There was a time when going online felt like wandering through a huge, unpredictable city. You’d stumble across strange blogs, niche forums, personal websites, and random pages someone built just for fun. Finding something new felt easy, and sometimes accidental.
Today the internet is bigger than it has ever been. Yet for many people it somehow feels smaller. Part of that feeling comes from how our online habits have changed. The way we connect, browse, and discover things online is very different from how it worked ten or fifteen years ago.
People no longer go online only from a desktop computer at home. We check the internet from our phones while commuting, from laptops in cafés, or from hotel Wi-Fi when traveling. Because of that, some users also become more conscious of how their connection works when moving between networks.
For instance, travelers or remote workers who use tools like ExpressVPN keep their connection more private when using unfamiliar networks. But the feeling that the internet has shrunk has less to do with security and much more to do with how we experience content today.
Algorithms Quietly Shape What We See
A big part of what we see online now is filtered by algorithms. Social platforms, video sites, and even search engines try to show us content they think we’ll like.
On the surface, that sounds helpful. And often it is. The problem is that once an algorithm decides what your interests are, it tends to keep showing you more of the same.
Watch a few videos about a certain topic and suddenly your feed is full of it. Click on one article and similar headlines start appearing everywhere.

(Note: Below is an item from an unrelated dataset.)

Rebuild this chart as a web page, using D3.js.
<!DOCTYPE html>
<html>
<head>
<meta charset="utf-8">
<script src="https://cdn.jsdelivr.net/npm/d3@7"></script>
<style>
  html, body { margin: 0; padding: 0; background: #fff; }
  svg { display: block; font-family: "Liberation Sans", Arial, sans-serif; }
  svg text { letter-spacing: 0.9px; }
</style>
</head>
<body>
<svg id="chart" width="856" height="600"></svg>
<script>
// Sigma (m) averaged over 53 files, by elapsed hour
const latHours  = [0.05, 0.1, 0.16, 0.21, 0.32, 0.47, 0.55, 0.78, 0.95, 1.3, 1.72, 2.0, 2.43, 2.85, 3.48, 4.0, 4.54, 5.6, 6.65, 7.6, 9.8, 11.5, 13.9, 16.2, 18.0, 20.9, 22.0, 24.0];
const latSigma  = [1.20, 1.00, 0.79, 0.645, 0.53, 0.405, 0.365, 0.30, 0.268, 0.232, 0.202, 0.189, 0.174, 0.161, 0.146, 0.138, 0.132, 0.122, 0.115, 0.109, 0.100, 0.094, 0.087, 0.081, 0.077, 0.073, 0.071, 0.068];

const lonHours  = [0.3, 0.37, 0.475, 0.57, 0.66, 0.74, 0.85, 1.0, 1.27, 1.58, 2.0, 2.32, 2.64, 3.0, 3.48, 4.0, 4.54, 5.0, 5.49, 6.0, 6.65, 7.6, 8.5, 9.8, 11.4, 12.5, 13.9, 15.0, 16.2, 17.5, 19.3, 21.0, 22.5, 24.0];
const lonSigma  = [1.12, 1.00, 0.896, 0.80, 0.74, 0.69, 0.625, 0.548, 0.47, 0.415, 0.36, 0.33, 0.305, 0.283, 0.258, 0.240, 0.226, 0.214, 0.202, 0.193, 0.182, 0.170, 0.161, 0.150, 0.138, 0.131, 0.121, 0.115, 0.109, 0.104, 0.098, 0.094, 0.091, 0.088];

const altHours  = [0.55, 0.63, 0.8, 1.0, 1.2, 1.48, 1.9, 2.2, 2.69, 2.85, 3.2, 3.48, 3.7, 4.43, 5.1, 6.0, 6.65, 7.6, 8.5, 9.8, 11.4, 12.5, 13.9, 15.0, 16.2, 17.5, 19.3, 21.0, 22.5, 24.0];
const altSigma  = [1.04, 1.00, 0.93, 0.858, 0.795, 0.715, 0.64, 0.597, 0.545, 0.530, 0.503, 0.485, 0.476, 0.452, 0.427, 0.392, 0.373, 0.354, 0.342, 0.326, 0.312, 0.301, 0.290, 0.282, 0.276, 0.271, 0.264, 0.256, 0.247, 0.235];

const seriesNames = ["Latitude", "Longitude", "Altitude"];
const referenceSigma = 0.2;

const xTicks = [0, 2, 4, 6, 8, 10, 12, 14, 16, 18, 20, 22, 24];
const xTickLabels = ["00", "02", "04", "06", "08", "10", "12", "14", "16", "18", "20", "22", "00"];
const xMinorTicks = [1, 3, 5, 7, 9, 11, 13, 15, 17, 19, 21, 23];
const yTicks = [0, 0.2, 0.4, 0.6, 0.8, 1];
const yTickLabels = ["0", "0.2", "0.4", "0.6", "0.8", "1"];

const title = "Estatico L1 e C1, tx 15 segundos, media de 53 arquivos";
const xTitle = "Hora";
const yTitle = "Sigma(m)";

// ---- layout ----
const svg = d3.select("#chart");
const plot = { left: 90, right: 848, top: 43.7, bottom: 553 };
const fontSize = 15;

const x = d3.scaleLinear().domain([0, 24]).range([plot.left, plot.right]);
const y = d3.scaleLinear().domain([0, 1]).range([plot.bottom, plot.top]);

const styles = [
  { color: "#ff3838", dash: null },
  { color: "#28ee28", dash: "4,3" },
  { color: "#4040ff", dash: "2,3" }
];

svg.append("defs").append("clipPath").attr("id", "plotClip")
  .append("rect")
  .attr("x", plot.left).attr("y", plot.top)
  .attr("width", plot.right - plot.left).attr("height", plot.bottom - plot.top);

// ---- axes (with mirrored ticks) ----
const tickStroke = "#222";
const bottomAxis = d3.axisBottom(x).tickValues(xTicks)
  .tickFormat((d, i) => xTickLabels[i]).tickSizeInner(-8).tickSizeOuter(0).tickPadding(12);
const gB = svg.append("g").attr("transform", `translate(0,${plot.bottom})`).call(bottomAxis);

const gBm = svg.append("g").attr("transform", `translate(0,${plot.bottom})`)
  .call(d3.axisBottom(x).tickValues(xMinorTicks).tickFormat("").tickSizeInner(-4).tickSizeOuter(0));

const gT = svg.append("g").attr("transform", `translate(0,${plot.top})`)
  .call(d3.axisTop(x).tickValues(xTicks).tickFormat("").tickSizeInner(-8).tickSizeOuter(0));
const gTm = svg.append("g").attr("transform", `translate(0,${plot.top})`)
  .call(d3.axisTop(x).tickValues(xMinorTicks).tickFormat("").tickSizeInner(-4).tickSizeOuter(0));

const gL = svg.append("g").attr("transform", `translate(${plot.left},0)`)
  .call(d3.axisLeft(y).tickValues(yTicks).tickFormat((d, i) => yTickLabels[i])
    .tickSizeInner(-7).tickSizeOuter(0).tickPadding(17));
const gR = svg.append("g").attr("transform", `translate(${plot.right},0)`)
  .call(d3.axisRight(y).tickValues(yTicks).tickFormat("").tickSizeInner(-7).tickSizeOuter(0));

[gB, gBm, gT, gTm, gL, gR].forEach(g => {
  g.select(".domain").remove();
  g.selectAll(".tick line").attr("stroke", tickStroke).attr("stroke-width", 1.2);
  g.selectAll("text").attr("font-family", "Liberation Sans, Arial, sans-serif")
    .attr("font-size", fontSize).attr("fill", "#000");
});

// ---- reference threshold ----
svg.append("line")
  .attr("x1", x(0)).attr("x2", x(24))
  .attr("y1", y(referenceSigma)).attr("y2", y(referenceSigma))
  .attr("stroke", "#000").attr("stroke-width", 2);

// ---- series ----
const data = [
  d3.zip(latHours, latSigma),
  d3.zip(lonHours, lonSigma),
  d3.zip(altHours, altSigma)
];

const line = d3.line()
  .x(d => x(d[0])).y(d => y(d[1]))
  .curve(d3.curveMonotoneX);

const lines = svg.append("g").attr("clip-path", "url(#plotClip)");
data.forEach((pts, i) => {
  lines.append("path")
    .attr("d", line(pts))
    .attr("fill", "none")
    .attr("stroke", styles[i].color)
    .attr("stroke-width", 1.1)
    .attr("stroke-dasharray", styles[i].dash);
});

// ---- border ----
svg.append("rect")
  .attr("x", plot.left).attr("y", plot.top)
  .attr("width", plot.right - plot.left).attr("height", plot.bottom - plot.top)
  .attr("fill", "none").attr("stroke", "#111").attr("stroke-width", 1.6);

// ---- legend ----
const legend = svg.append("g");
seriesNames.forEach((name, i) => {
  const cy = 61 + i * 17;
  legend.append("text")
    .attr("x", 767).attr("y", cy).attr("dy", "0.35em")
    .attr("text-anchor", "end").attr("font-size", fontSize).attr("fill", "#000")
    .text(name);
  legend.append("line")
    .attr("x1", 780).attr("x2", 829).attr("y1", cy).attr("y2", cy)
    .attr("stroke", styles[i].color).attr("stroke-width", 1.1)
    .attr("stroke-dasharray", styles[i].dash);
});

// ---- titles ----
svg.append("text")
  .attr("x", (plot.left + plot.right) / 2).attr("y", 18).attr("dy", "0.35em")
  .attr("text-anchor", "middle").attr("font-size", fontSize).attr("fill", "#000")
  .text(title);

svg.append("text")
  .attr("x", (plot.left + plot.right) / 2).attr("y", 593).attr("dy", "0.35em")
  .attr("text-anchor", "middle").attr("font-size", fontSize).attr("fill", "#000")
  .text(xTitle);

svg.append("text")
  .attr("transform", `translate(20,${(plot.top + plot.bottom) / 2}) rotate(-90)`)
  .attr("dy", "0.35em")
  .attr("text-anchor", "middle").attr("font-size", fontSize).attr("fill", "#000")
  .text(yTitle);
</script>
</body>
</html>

Research into online behavior has shown that recommendation systems can influence the variety of information people see online. Studies discussed by the Pew Research Center, for example, highlight how algorithmic feeds shape the way users encounter news, entertainment, and information on the web.
The Internet Became a Handful of Platforms
Another reason the internet feels smaller is simple: most of us now spend our time in the same places.

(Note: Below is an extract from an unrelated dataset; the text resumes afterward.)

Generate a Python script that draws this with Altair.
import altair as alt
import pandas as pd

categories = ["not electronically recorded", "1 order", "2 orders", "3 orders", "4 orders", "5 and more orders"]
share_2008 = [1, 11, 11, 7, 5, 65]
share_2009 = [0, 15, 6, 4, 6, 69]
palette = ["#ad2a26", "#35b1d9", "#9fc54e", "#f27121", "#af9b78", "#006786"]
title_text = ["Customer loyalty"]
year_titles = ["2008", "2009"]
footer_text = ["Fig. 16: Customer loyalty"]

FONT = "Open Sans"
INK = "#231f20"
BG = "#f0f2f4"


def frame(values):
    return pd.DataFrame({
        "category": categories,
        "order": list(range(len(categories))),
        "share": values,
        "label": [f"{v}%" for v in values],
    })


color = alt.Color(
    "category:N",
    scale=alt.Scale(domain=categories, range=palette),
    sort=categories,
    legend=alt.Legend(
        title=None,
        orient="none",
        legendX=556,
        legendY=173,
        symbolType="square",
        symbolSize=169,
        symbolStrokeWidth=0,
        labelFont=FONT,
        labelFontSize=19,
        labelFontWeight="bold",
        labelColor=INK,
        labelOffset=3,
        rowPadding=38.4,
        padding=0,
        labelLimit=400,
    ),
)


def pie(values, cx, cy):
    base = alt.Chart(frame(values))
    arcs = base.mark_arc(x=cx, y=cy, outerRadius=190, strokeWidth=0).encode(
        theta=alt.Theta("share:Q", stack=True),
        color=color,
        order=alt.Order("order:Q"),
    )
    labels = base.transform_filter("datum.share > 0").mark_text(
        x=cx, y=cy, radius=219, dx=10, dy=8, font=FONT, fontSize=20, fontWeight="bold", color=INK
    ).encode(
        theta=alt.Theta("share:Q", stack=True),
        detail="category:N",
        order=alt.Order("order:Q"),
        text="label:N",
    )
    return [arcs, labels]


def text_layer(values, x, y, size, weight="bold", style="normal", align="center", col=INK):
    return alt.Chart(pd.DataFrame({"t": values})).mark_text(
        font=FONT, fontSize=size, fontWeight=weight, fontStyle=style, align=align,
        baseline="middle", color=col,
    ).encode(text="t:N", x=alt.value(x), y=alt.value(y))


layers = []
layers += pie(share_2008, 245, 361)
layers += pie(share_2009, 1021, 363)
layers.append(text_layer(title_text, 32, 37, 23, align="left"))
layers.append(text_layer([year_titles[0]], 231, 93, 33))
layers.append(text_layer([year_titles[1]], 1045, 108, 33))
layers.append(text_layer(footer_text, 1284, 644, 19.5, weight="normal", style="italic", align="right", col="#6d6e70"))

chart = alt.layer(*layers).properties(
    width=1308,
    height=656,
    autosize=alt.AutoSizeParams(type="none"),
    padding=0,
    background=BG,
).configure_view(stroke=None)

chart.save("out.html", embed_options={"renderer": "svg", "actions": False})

Ten or fifteen years ago, browsing often meant jumping from site to site. Personal blogs, independent forums, and small communities were a normal part of the web.
Today, a huge portion of online activity happens inside a few major platforms. Social media apps, video platforms, and messaging services dominate the daily routine of millions of users. Technically the internet hasn’t shrunk, but our paths through it have become narrower.

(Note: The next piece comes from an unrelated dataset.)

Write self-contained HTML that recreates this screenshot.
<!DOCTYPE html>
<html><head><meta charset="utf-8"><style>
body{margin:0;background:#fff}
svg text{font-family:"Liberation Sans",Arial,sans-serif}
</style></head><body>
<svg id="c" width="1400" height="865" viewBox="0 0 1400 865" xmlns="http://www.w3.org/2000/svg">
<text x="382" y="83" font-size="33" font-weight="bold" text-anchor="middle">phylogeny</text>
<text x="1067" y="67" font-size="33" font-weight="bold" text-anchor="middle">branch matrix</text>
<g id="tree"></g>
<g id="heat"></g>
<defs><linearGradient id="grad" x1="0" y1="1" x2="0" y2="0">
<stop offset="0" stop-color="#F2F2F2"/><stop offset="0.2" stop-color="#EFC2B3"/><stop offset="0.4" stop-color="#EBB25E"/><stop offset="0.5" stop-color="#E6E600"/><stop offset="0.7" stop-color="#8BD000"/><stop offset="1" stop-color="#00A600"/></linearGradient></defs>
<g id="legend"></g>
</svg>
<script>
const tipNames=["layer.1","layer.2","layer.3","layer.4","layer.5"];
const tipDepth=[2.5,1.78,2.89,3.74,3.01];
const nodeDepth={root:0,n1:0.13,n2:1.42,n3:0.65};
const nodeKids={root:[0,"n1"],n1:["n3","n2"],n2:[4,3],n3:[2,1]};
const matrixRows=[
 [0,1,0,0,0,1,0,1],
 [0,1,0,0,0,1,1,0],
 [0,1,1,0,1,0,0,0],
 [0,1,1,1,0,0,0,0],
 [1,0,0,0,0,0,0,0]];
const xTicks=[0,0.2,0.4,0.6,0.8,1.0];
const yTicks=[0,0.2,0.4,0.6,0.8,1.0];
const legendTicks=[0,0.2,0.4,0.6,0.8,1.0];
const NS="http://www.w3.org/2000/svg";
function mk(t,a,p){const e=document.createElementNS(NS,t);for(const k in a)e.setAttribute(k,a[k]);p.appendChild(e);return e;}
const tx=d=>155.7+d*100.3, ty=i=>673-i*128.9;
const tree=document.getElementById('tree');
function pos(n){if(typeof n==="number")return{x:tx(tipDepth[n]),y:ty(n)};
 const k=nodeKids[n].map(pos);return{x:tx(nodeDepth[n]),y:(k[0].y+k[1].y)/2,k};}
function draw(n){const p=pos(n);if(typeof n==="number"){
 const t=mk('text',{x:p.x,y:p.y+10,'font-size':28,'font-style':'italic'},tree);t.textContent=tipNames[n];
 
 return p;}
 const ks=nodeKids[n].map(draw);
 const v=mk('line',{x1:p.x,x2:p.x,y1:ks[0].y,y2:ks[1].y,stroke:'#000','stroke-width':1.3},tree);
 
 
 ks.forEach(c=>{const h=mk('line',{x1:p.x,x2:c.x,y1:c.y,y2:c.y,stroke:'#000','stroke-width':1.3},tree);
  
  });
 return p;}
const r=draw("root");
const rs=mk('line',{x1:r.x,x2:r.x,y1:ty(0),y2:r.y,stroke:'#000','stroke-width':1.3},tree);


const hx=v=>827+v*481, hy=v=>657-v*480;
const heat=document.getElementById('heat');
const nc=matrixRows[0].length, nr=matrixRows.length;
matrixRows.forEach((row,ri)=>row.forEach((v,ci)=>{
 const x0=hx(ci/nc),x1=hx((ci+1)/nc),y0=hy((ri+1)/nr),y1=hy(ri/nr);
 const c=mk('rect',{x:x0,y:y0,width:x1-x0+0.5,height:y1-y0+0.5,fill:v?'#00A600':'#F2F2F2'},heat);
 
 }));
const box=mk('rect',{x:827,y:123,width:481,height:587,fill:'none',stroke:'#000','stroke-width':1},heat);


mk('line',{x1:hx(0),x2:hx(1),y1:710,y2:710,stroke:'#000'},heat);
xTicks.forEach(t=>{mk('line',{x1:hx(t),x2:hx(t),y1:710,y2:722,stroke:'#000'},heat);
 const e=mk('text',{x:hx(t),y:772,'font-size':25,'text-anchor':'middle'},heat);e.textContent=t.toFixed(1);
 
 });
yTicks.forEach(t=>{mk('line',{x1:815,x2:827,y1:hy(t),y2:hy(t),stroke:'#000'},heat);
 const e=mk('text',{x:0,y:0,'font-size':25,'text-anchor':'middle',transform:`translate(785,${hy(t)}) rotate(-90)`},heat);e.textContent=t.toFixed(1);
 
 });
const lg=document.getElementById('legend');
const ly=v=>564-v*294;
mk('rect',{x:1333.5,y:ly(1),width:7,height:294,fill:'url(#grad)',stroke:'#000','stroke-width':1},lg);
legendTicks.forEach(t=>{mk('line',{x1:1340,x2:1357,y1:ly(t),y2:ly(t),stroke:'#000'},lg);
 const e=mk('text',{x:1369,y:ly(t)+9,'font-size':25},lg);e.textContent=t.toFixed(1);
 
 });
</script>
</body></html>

Groups studying the evolution of the web have been watching this shift for years. Organizations like the Internet Society regularly discuss how the open web has changed as platforms and centralized services became more dominant.
We Keep Visiting the Same Corners
There’s also a simple behavioral reason behind the feeling.
Most people follow the same online routine every day. Open the same apps. Check the same news sources. Scroll through the same feeds. Watch videos from the same channels.
Over time that pattern becomes automatic. Even though millions of new websites and communities exist, we rarely leave the small circle of sites we already know.
Ironically, some of the best reminders of how creative the internet still is come from collections of unusual digital work. For example, browsing creative web projects like those featured in these web design examples on Digital Synopsis shows just how much experimentation still exists online.
The Internet Didn’t Shrink — Our Routes Did
In reality, the internet hasn’t become smaller. If anything, it’s larger and more active than ever. New communities appear every day, new sites launch constantly, and new creators keep adding content.
What changed is the way we move through it.
Algorithms guide us. Platforms keep us inside their ecosystems. And our own habits push us toward familiar places.
That’s why the web sometimes feels smaller than it used to. Not because there’s less out there, but because we tend to walk the same digital streets every day. Every now and then, stepping outside those paths is enough to remember how big the internet still is.